We should do this every six months so as to include bars with outdoor patios, dontcha think? My liver should be fine by early September...Joe?


Blogger missbhavens said...

DICK'S! Arrrgh! Blecchhh.

There's a friend of mine from out of state who I hang out with whenever he's in town, and after a zillion drinks we always end up at Dick's! I HATE Dick's! And I have a soft spot for scuzzy bars!

But Dick's?


1:59 PM  
Blogger GayProf said...

No -- Earlier than September -- I want to attend. For real this time.

4:26 PM  
Blogger Becky C. said...

Preciously scrungy--but I see why no molestation. I did see a couple pics of one potential molester who would do quite nicely.


6:00 PM  
Blogger Joe said...

Great recap!

6:23 PM  
Blogger evilganome said...

Thanks for sharing toots! I'm all for trying to attend the next one. And congrats again on the vomit free coat.

7:12 PM  
Blogger Timothy J said...

you have a very nice smile helen, I'd never seen actually pictures of you before. Great teeth.

8:54 PM  
Anonymous Aaron said...

Nice! I totally advised Joe not to include The Cock in the list of venues, unless he was sure that both you and Curly specifically wanted to give or receive blowjobs in the corners.

6:48 AM  
Blogger BigAssBelle said...

what fun. such pretty faces. wish i could have been there. i could be the designated sober picture taker.

9:36 PM  
Anonymous Yen said...

Love the pictures, love the spirit of the getogether.

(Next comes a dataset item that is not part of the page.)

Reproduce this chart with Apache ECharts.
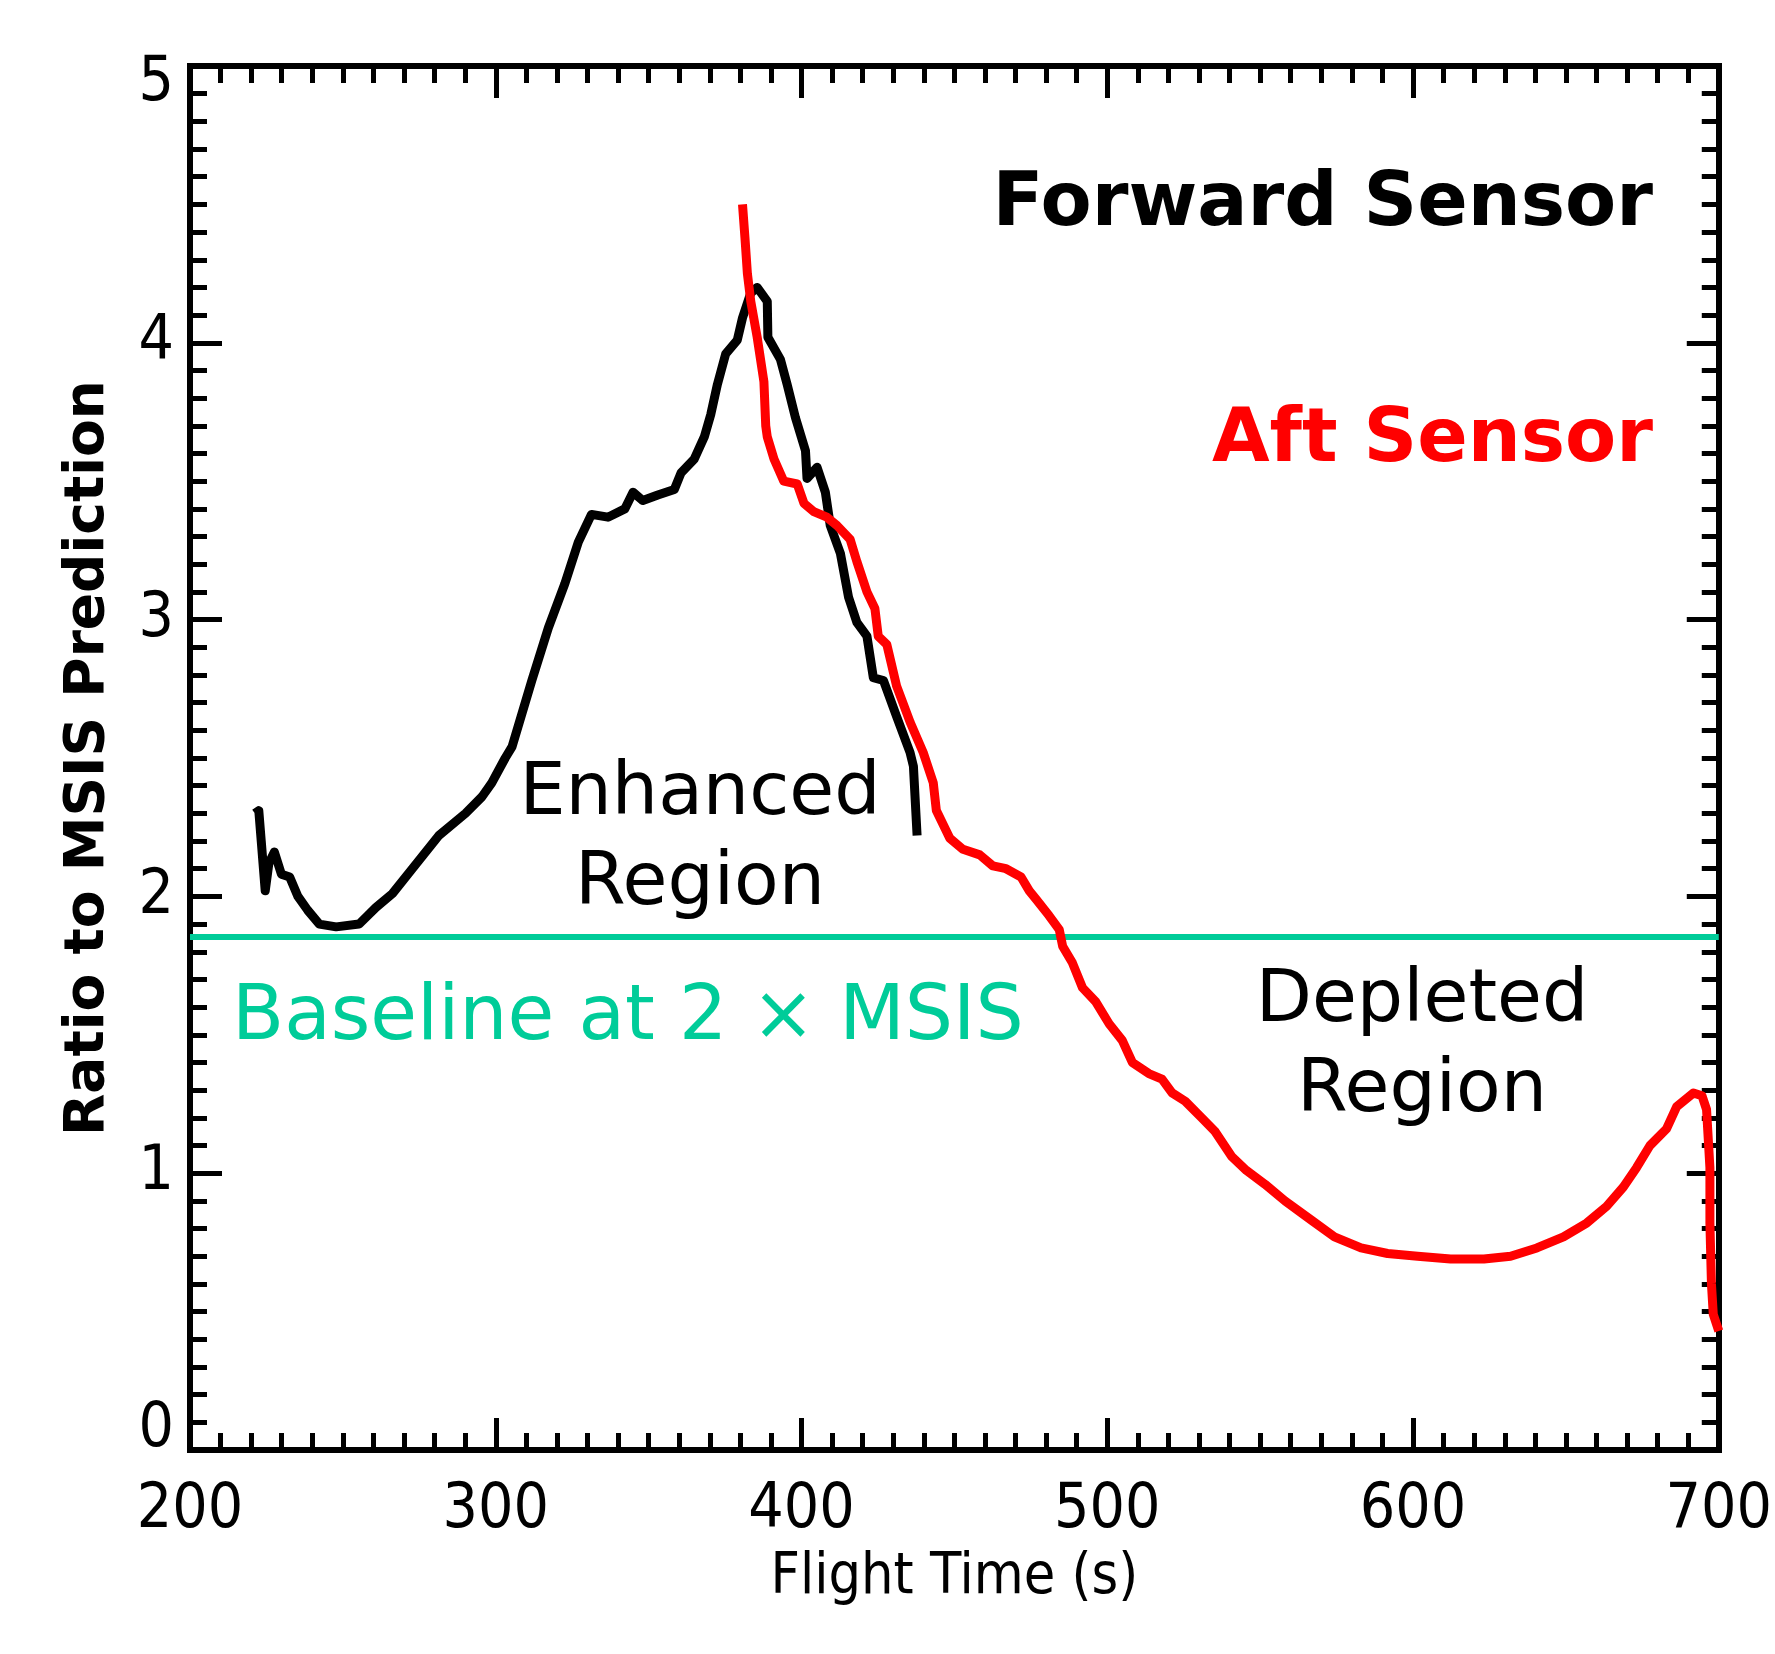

How does one get invited to these gatherings? :)

7:14 PM  
Blogger Tony said...

Hi Helen. It was nice meeting you (I'm the Tony that came with Eric and yes, I have a blog Genex over at Anyway, sorry I wasn't more talkative but Eric forbid me to speak. See, this is why we're not boyfriends.

11:42 AM  
Anonymous Foxy said...

I am totally obsessed with me too!!

6:20 PM  
Blogger Travis Hudon said...

thanks for including me in your blog...I really like love the attention and having my pictures all over the internet...I mean ALL of them:)

8:50 AM  
Blogger Lotuslander said...

Oh Helen, we all know you were the Belle of The Ball. I wasn't hoping you'd get rip roaring drunk though.